OpenAI's GPT-2 shows language models can learn tasks unsupervised

In February 2019, OpenAI introduced GPT-2 in the paper “Language Models are Unsupervised Multitask Learners,” authored by Alec Radford, Jeffrey Wu, Rewon Child, David Luan, Dario Amodei, and Ilya Sutskever. The official PDF, hosted on OpenAI’s own content delivery network, is dated February 14, 2019.

The central finding was striking. The authors trained a large Transformer purely to predict the next word across a new dataset of millions of webpages they called WebText. Without any task-specific training, the model began to perform tasks like question answering, translation, reading comprehension, and summarization. The paper notes that larger model capacity improved performance in a log-linear fashion, and that the largest model, GPT-2, was a 1.5-billion-parameter Transformer that set state-of-the-art results on 7 of 8 tested language modeling datasets in a zero-shot setting.

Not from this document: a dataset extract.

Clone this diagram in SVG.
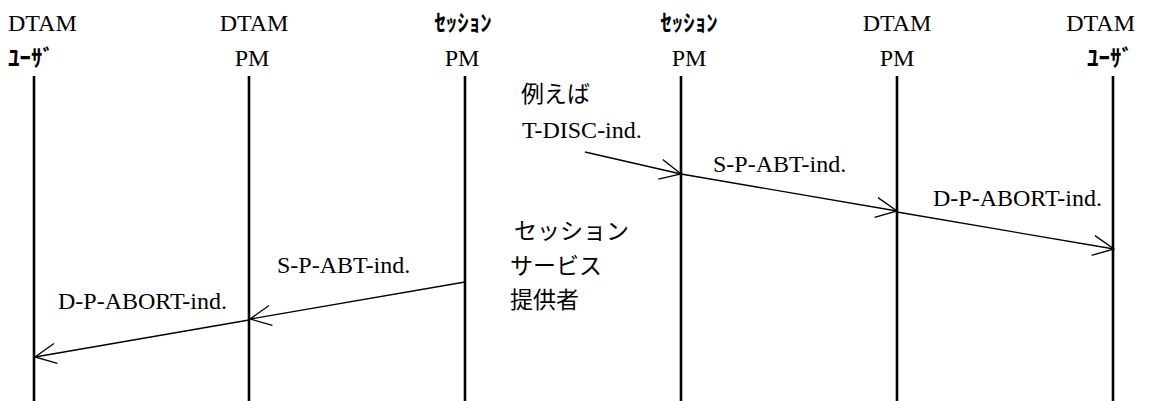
<svg xmlns="http://www.w3.org/2000/svg" width="1149" height="401" viewBox="0 0 1149 401">
<style>
.lat{font-family:"Liberation Serif","Times New Roman",serif;font-size:24px;fill:#000}
.kana{font-family:"Noto Sans CJK JP","Noto Sans",sans-serif;font-size:23px;font-weight:bold;fill:#000}
.jp{font-family:"Noto Sans CJK JP","Noto Sans",sans-serif;font-size:23px;fill:#000}
.life{stroke:#000;stroke-width:2.6;fill:none}
.msg{stroke:#000;stroke-width:1.3;fill:none}
</style>
<defs>
<marker id="arr" markerUnits="userSpaceOnUse" viewBox="-24 -12 26 24" refX="0" refY="0" markerWidth="26" markerHeight="24" orient="auto" overflow="visible">
<path d="M-21,-10 L0,0 L-21,10" fill="none" stroke="#000" stroke-width="1.3"/>
</marker>
</defs>
<rect width="1149" height="401" fill="#fff"/>
<g id="node-dtam-user-l">
<text class="lat" x="8" y="31">DTAM</text>
<text class="kana" x="8" y="66">ﾕｰｻﾞ</text>
<line class="life" x1="34" y1="76" x2="34" y2="401"/>
</g>
<g id="node-dtam-pm-l">
<text class="lat" x="254" y="31" text-anchor="middle">DTAM</text>
<text class="lat" x="252" y="66" text-anchor="middle">PM</text>
<line class="life" x1="249" y1="76" x2="249" y2="401"/>
</g>
<g id="node-session-pm-l">
<text class="kana" x="463" y="31" text-anchor="middle">ｾｯｼｮﾝ</text>
<text class="lat" x="462" y="66" text-anchor="middle">PM</text>
<line class="life" x1="465" y1="76" x2="465" y2="401"/>
</g>
<g id="node-session-pm-r">
<text class="kana" x="689" y="31" text-anchor="middle">ｾｯｼｮﾝ</text>
<text class="lat" x="689" y="66" text-anchor="middle">PM</text>
<line class="life" x1="681" y1="76" x2="681" y2="401"/>
</g>
<g id="node-dtam-pm-r">
<text class="lat" x="897" y="31" text-anchor="middle">DTAM</text>
<text class="lat" x="897" y="66" text-anchor="middle">PM</text>
<line class="life" x1="897" y1="76" x2="897" y2="401"/>
</g>
<g id="node-dtam-user-r">
<text class="lat" x="1135" y="31" text-anchor="end">DTAM</text>
<text class="kana" x="1110" y="66" text-anchor="middle">ﾕｰｻﾞ</text>
<line class="life" x1="1113" y1="76" x2="1113" y2="401"/>
</g>
<g id="connectors">
<line class="msg" x1="585" y1="152" x2="681" y2="174" marker-end="url(#arr)"/>
<line class="msg" x1="681" y1="174" x2="897" y2="211" marker-end="url(#arr)"/>
<line class="msg" x1="897" y1="212" x2="1114" y2="249" marker-end="url(#arr)"/>
<line class="msg" x1="465" y1="282" x2="250" y2="319" marker-end="url(#arr)"/>
<line class="msg" x1="249" y1="320" x2="35" y2="357" marker-end="url(#arr)"/>
</g>
<g id="labels">
<text class="jp" x="521" y="102">例えば</text>
<text class="lat" x="522" y="138">T-DISC-ind.</text>
<text class="lat" x="713" y="172">S-P-ABT-ind.</text>
<text class="lat" x="933" y="206">D-P-ABORT-ind.</text>
<text class="lat" x="277" y="273">S-P-ABT-ind.</text>
<text class="lat" x="58" y="309">D-P-ABORT-ind.</text>
<text class="jp" x="514" y="239" font-size="24">セッション</text>
<text class="jp" x="510" y="274">サービス</text>
<text class="jp" x="510" y="308">提供者</text>
</g>
</svg>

This was strong early evidence for what later became known as scale: a single general model, trained only to predict text, could generalize to many tasks it was never explicitly taught.

GPT-2 was also notable for OpenAI’s cautious rollout, which drew wide attention to the question of how powerful generative text models should be released. The model’s coherent, human-like text samples helped move large language models from a research curiosity toward broad public awareness.